VALERIE OSIER | INTERIM FEATURES ED.

She’s the friendly face students see while getting a quick snack in the Riverside City College bookstore. Her short, sometimes spiky blonde hair makes her easily recognizable. She’s not only the head cashier at the bookstore, but she is also a student at RCC.
Kiki Cox Rosenberger began working at RCC in fall of 2004. When she first started at RCC, students would call the bookstore and order their books over the phone.
Rosenberger decided to take a computer class in the summer of 2007. The last computer class she took was in the 80s. She continued on to take business classes and earn an Associates of Science in business with a concentration in accounting.
“After I completed (a business degree), I still liked going to school,” said Rosenberger. “There was a class I had been looking at, seeing the books and all that for the whole time I had been here. It was a Humanities class … since I no longer had to take classes I needed, I took that humanities class: Humanities 18-‘Death.’ So now I’m just taking classes that look interesting.”

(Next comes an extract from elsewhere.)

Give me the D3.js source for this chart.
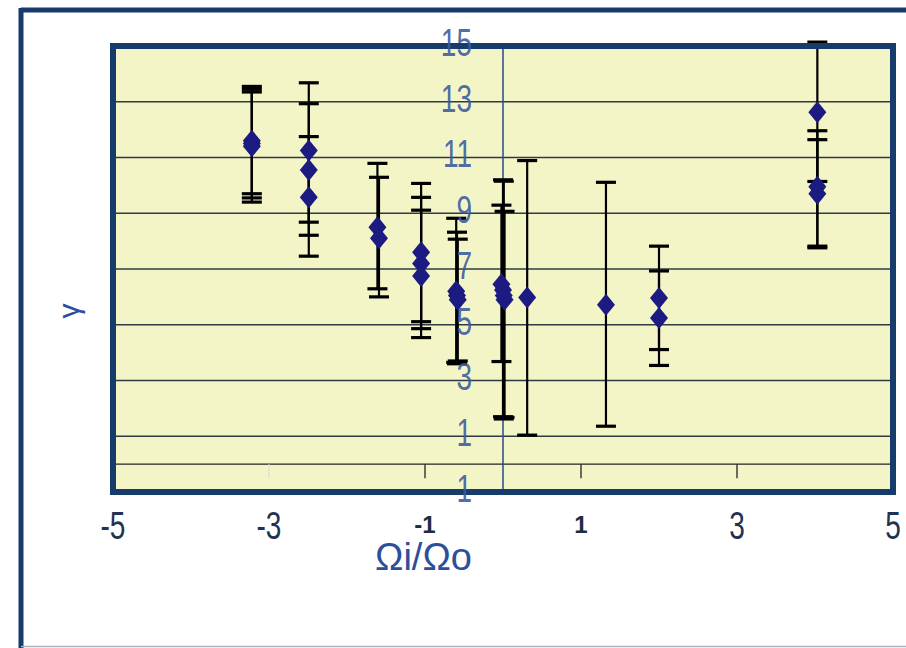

Rosenberger started her college career after high school at Indiana University. After two semesters, she left college to join her family stationed in Pakistan.
“I’ll tell ya, at 18 I had no idea what I was doing,” Rosenberger said. “I think the community college system is the best thing ever created. It gets you used to college requirements- what they expect of you, yet the classes aren’t real big … It’s really great, not to mention much less expensive.”
Rosenberger was born June 1950 in Spokane, Wash. to Airforce parents. When her father shipped off to war, her mother left Kiki as an infant with a long-term baby sitter and never came back.
Her father was unable to care for a baby by himself, but by happenstance, her father’s commanding officer and his wife were looking to adopt. They paid for her birth parents’ divorce and Kiki’s birth-father was able to sign the adoption papers to give her to them.
“Being adopted was actually the best thing that could ever have happened to me,” Rosenberger said “Being an “Airforce Brat,” Rosenberger has traveled all over the world. She has toured Europe and has walked the steps of the Parthenon in Greece. While with her family in Pakistan, she trained as a dental assistant. She left Pakistan right before the political coups in the late 60s that led to riots.
“But I was in Virginia, right outside of D.C. when D.C. went up in flames in ’68,” Rosenberger said. “I was living in San Bernardino during the Watts Riots. And I was in the San Fernando Valley during the Rodney King riots… I’ve been around for a few riots.” Upon return to the US, she earned an Associates of Science in Dental Assisting at Chaffey College and was in the first group of certified dental assistants in California.
Currently, Rosenberger and her husband have been married for 35 years. They enjoy showing their 1956 Chevy Station wagon at car shows and going on weekend cruises.